L’avant-propos de mémoire ou de thèse

Disons-le, l’avant-propos est une spécificité universitaire. On ne peut guère imaginer un mémoire de fin d’études ou une thèse sans un avant-propos. Et d’ailleurs, certaines institutions universitaires donnent des indications très précises sur ce que doit contenir un avant-propos suivant leur cycle d’étude concerné.

Mais, en bref, l’auteur du mémoire ou de la thèse doit développer, en général, les quatre points suivant dans son avant-propos : 

  • De quoi parle son travail et dans quel cadre.
  • Pourquoi il a choisi ce sujet d’études.
  • Qu’est-ce qui en fait l’intérêt.
  • Quelles ont été les difficultés rencontrées.

Placé, bien évidemment, avant le texte du mémoire ou de la thèse proprement dit, entre la page de garde et les remerciements, l’avant-propos améliore les conditions dans lesquelles ses lecteurs, forcément les membres d’un jury, vont pouvoir l’apprécier.

 

L’avant-propos d’un texte de fiction

Si on peut trouver des avant-propos précédant des textes autres que des mémoires ou des thèses, ce sont le plus souvent, soit des essais, soit des préfaces faussement intitulées avant-propos.

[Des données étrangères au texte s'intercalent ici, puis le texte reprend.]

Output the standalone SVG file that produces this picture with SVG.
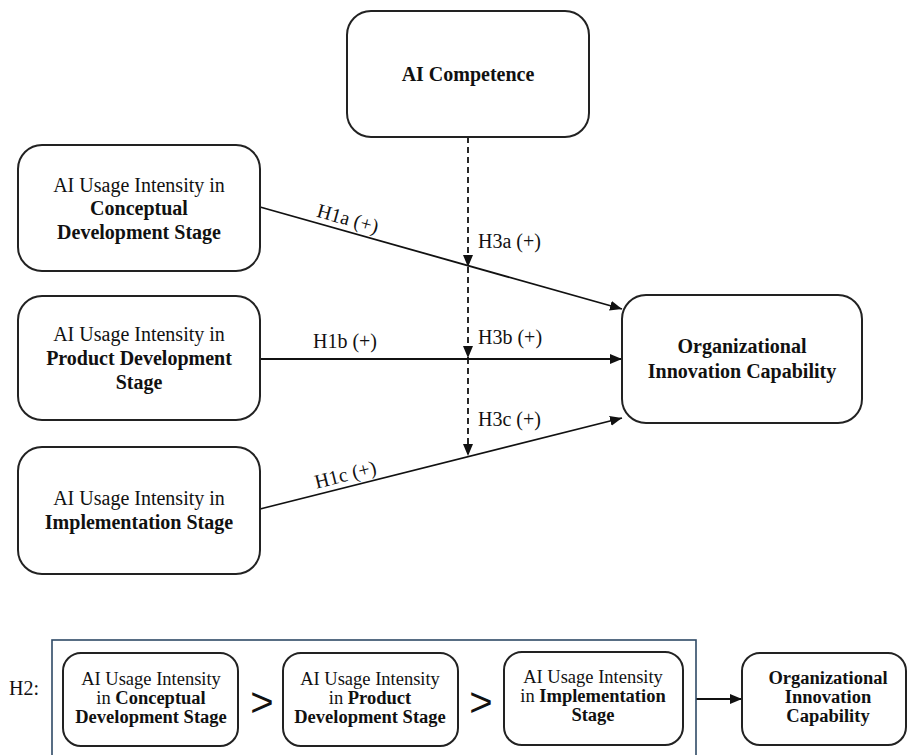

Le fait est qu’on rencontre très rarement des avant-propos dans des œuvres de fiction. Mais, ça peut arriver. Balzac a ainsi écrit un avant-propos pour expliciter ce qu’il a voulu faire avec les romans réunis sous l’intitulé général de Comédie humaine.

 

De l’importance de bien faire la distinction entre la préface et l’avant-propos 

 

Fort heureusement, on peut se lancer dans l’écriture d’un texte sans se préoccuper de cette distinction et se contenter du mot préface pour parler de ce qui peut l’entourer. L’important, en l’occurrence, c’est d’arriver jusqu’au bout de son texte, puis de faire imprimer son livre. Satisfaction garantie !

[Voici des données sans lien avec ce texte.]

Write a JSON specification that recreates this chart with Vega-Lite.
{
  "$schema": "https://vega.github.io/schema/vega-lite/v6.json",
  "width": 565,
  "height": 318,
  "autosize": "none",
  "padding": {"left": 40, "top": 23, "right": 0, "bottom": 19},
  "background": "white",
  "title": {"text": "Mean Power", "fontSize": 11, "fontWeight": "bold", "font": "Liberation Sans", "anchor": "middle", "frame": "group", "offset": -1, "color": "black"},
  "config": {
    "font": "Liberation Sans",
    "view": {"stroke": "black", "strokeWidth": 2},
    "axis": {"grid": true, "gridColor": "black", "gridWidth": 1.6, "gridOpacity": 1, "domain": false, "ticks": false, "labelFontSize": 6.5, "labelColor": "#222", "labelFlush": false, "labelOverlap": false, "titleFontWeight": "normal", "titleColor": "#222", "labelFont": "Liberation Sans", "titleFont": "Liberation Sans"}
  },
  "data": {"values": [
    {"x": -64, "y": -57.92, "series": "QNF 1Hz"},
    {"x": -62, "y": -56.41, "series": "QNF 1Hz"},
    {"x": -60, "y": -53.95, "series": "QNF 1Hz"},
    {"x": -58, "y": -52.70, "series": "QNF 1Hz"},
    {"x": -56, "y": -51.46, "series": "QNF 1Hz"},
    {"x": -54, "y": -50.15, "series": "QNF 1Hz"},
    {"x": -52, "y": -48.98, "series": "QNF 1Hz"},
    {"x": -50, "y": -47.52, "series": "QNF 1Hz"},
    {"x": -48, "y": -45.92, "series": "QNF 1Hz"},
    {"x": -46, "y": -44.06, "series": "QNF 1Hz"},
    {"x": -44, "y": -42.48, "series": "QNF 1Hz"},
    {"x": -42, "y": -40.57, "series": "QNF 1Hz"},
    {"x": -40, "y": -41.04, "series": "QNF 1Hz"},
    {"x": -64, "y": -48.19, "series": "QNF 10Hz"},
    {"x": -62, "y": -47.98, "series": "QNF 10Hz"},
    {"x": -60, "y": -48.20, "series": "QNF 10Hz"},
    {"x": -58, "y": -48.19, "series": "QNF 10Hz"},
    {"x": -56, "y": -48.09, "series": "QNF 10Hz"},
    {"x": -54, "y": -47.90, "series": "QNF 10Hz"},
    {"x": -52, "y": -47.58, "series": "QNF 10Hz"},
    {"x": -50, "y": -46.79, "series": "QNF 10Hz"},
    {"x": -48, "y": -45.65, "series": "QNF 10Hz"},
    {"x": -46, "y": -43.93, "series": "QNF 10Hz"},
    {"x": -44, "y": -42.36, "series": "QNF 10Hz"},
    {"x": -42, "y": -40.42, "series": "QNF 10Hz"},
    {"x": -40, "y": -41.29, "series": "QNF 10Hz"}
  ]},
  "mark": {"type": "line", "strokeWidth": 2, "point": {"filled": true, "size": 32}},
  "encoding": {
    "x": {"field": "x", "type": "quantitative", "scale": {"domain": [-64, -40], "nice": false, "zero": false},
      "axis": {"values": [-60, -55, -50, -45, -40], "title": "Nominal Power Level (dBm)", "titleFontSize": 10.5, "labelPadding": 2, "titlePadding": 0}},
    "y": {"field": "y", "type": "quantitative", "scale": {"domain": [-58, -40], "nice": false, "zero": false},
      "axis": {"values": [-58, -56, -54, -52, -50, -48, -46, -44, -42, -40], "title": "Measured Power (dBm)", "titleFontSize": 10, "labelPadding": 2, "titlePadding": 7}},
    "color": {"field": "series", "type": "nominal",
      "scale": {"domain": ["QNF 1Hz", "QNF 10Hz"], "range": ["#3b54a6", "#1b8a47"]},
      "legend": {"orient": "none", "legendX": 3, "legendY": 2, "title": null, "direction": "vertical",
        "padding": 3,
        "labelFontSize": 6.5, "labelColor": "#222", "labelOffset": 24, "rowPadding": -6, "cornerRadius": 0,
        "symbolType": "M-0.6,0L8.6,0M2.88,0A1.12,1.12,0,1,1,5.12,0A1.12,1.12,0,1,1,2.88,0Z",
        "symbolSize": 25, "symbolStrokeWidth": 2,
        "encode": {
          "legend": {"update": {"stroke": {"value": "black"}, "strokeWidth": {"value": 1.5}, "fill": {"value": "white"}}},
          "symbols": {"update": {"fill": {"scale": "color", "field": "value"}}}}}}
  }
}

Cependant, comme l’a écrit Boileau, la précision dans l’écriture est un des facteurs-clefs de son succès auprès des lecteurs.

 

Nicolas Boileau
Nicolas Boileau

Autrement dit, c’est déjà les induire en erreur quand le premier texte qu’ils ont à lire ne possède pas le bon intitulé. En effet, préface et avant-propos, ce n’est pas la même chose. Ces deux paratextes n’indiquent pas la même direction. Même s’ils font partie des mêmes catégories. Raison pour laquelle, il est recommandé d’attendre d’avoir fini d’écrire son texte avant d’en rédiger les paratextes. Ils seront d’autant mieux positionnés et intitulés.